Dayim, ev sahibi durumunda oldugu icin yorumuma sadece dudak bukerek cevap verdi. Elbette Zagallo'nun bir bildigi vardi ve ne bildigini az sonra gorecektik. Demeye kalmadi, Fransa'nin ikinci golu, tam da uzatma dakikalarinda bir zipkin hismiyla kaleyi buluverdi. Ardindan devre bitti. Dedim ki,

-Anlasildi, simdi sahane bir ikinci yari seyredecegiz; Zagallo ilk yari gizledigi Brezilya'yi ikinci yarida atesleyecek!

Ikinci yari basladi; fakat Brezilya, "Bu musibete nerden bulastik; mac bitse de gitsek" teranesiyle guc-bela surdurdugu mizmiz futbolda israr ediyordu. Dayimla goz goze geldik, bana firsat birakmadan,

-Hele sabredelim, belki Zagallo'nun bir bildigi vardir! deyince inanmak istemedigim hakikat olanca aciligi ile yuregime coktu; sadece buruk buruk gulumseyebildim: Brezilya bu maci kaybedecekti!

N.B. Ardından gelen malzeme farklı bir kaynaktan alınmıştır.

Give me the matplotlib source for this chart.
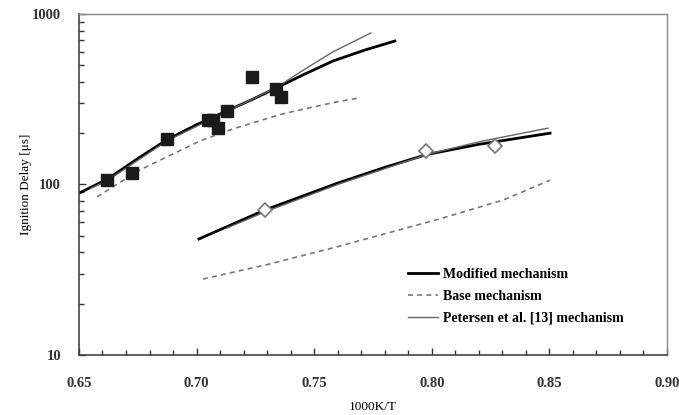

Son uc-bes dakikaya kadar bekleyip durdugum o futbol mucizesi gerceklesmedi; buna mukabil Petit denilen uzun sacli herif guzel bir gol daha atarak hayallerimi yerle bir etti. Brezilya yenilmemisti, bu bir maglubiyetten farkli bir seydi; rezil olmuslardi (ki futbol dilinde buna "surklase" derler). Dag fare dogurmus, asabim bozulmustu. Bitirici darbeyi bitis dudugunden hemen sonra dayim indirdi;

-Daha her sey bitmis sayilmaz, belki Zagallo'nun hala bir bildigi vardir!

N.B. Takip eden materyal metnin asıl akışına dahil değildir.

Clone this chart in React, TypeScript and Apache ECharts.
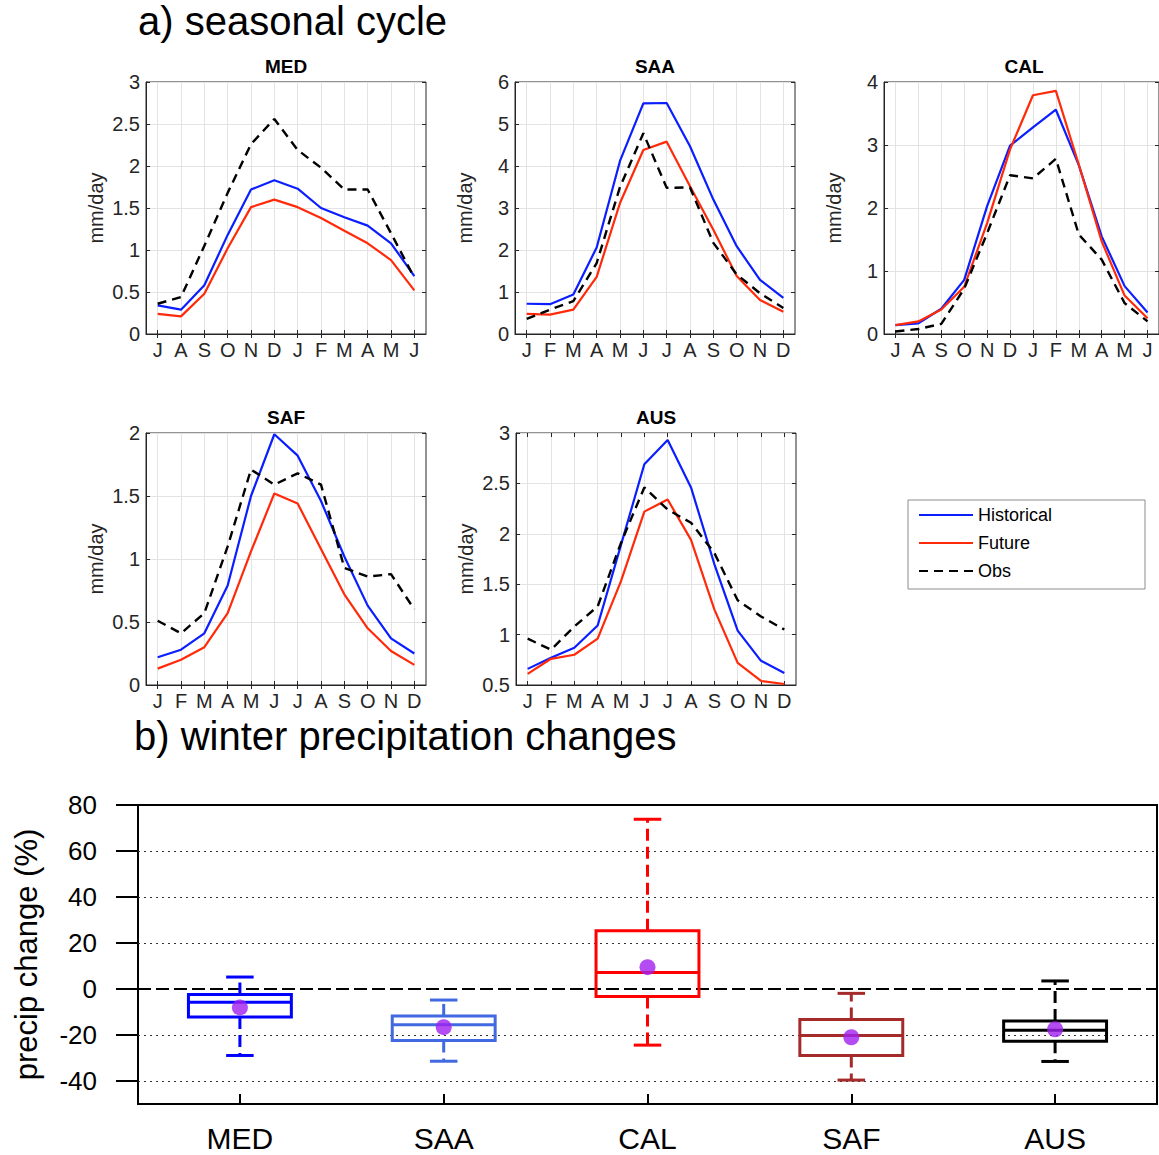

Zagallo'nun hicbir sey bildigi yoktu; ama bu, benim futboldan hicbir sey anlamadigim anlamina gelmezdi; belki Brezilyali futbolcularin ogle yemegine sabun konulmus, belki bir Fransiz cadisi buyu yapmisti; baska ihtimal olamazdi!

......

Bana kalirsa, "canim elbette bir bildikleri vardir" vehmiyle beceriksizliklerine bedavadan vade tanidigimiz her kisi ve kurulusu bir kere daha gozden gecirmenin vakti gelmistir. Ne dersiniz?